Livre quadruplica resultado

Assim como Chega, o Livre também quadruplicou o número de deputados no Parlamento. Mais um líder feliz nesta noite. Rui Tavares vai deixar de estar sozinho na Assembleia da República e vai passar a contar com a companhia de mais três deputados, conseguindo formar o tão desejado grupo parlamentar.

No Teatro Thalia, em Lisboa, quartel-general do Livre nestas eleições, ouviram-se gritos e cânticos quando se percebeu que o deputado pelo Porto tinha sido eleito. O Livre conseguiu, assim, conquistar mais 130.915 votos do que nas últimas eleições e igualar o número de deputados do PCP.

Iniciativa Liberal: crescimento mais moderado

A Iniciativa Liberal cresceu timidamente nestas eleições, conseguindo apenas mais 40.000 votos do que em 2022, e mantendo o número de deputados eleitos (são 8). No discurso de reação, Rui Rocha prometeu que o partido será responsável e que não será pela Iniciativa Liberal que não haverá uma solução estável de governação.

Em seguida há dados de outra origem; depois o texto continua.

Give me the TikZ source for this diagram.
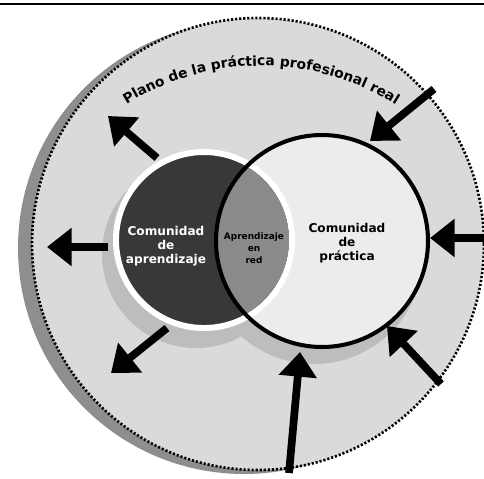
\documentclass[tikz,border=0pt]{standalone}
\usepackage{fontspec}
\setmainfont{DejaVu Sans}
\usetikzlibrary{arrows.meta,decorations.text,positioning}

\definecolor{planofondo}{HTML}{DADADA}
\definecolor{planosombra}{HTML}{8E8E8E}
\definecolor{circsombra}{HTML}{BDBDBD}
\definecolor{aprfondo}{HTML}{383838}
\definecolor{pracfondo}{HTML}{ECECEC}
\definecolor{redfondo}{HTML}{8A8A8A}

\begin{document}
\begin{tikzpicture}[
  x=0.02cm, y=0.02cm,
  flecha/.style={-{Triangle[width=21pt,length=14pt]}, line width=4.4pt, black},
  etiqueta/.style={align=center, font=\bfseries\fontsize{6.9}{7.9}\selectfont},
  etiqueta chica/.style={align=center, font=\bfseries\fontsize{5.1}{6.8}\selectfont}
]
  \useasboundingbox (0,0) rectangle (484,-478);
  \coordinate (cg) at (258,-244);
  \coordinate (ca) at (204,-240);
  \coordinate (cp) at (322,-241);
  % Top rule
  \draw[line width=0.6pt] (0,-4) -- (484,-4);
  % Outer plane
  \fill[planosombra] (244,-248) circle[radius=226];
  \fill[planofondo] (cg) circle[radius=226];
  \draw[line width=1.5pt, dash pattern=on 1.2pt off 1.1pt] (cg) circle[radius=226];
  % Shadows of the two communities
  \fill[circsombra] (196,-254) circle[radius=94];
  \fill[circsombra] (314,-255) circle[radius=109];
  % Communities
  \fill[pracfondo] (cp) circle[radius=106];
  \filldraw[fill=aprfondo, draw=white, line width=3.4pt] (ca) circle[radius=88];
  \begin{scope}
    \clip (cp) circle[radius=106];
    \fill[redfondo] (ca) circle[radius=85];
  \end{scope}
  \draw[line width=2.3pt] (cp) circle[radius=106];
  % Arrows out of the learning community
  \coordinate (s1) at (157,-158); \coordinate (t1) at (108,-116);
  \coordinate (s2) at (108,-247); \coordinate (t2) at (47,-247);
  \coordinate (s3) at (167,-328); \coordinate (t3) at (111,-373);
  \draw[flecha] (s1) -- (t1);
  \draw[flecha] (s2) -- (t2);
  \draw[flecha] (s3) -- (t3);
  % Arrows into the community of practice
  \coordinate (s4) at (434,-89);  \coordinate (t4) at (370,-141);
  \coordinate (s5) at (484,-238); \coordinate (t5) at (430,-238);
  \coordinate (s6) at (441,-384); \coordinate (t6) at (387,-326);
  \coordinate (s7) at (289,-473); \coordinate (t7) at (300,-352);
  \draw[flecha] (s4) -- (t4);
  \draw[flecha] (s5) -- (t5);
  \draw[flecha] (s6) -- (t6);
  \draw[flecha] (s7) -- (t7);
  % Labels
  \node[etiqueta, text=white] (apr) at (166,-246) {Comunidad\\de\\aprendizaje};
  \node[etiqueta chica] (red) at (254,-248) {Aprendizaje\\en\\red};
  \node[etiqueta] (prac) at (347,-243) {Comunidad\\de\\práctica};
  % Curved title
  \coordinate (tA) at (127,-104);
  \path[decorate, decoration={text along path, text align=center,
      text={|\bfseries\fontsize{7.9}{9}\selectfont|Plano de la práctica profesional real}}]
    (tA) arc[start angle=121.8, end angle=58.0, radius=254];
\end{tikzpicture}
\end{document}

Bloco de Esquerda manteve-se “firme”

Quem também manteve o número de deputados foi o Bloco de Esquerda. O grupo parlamentar vai continuar a ser constituído por cinco deputados, apesar de Mariana Mortágua ter conquistado mais votos do que Catarina Martins nas últimas eleições. A coordenadora bloquista reconheceu a “inegável viragem à direita”, mas mostrou-se disponível para fazer parte de uma alternativa de esquerda que, entretanto, Pedro Nuno Santos já veio descartar.

CDU vergou, mas não partiu

Os resultados desta noite confirmam a tendência de queda da CDU, que esta noite voltou a sofrer duras perdas: foram menos 34.080 votos do que em 2022, que resultaram na perda de dois deputados. Paulo Raimundo admitiu que o resultado foi negativo, mas disse que foi “importante expressão de resistência”.

PAN: Inês Sousa Real continua sozinha no Parlamento

O PAN falou o grande objetivo que trazia para estas eleições. Não conseguiu eleger um grupo parlamentar, mantendo-se Inês Sousa Real sozinha por mais um mandato no Parlamento, apesar de ter arrecadado mais 36.322 votos do que em 2022. Na reação, a deputada única do PAN criticou Marcelo Rebelo de Sousa e mostrou-se receosa com os resultados das eleições.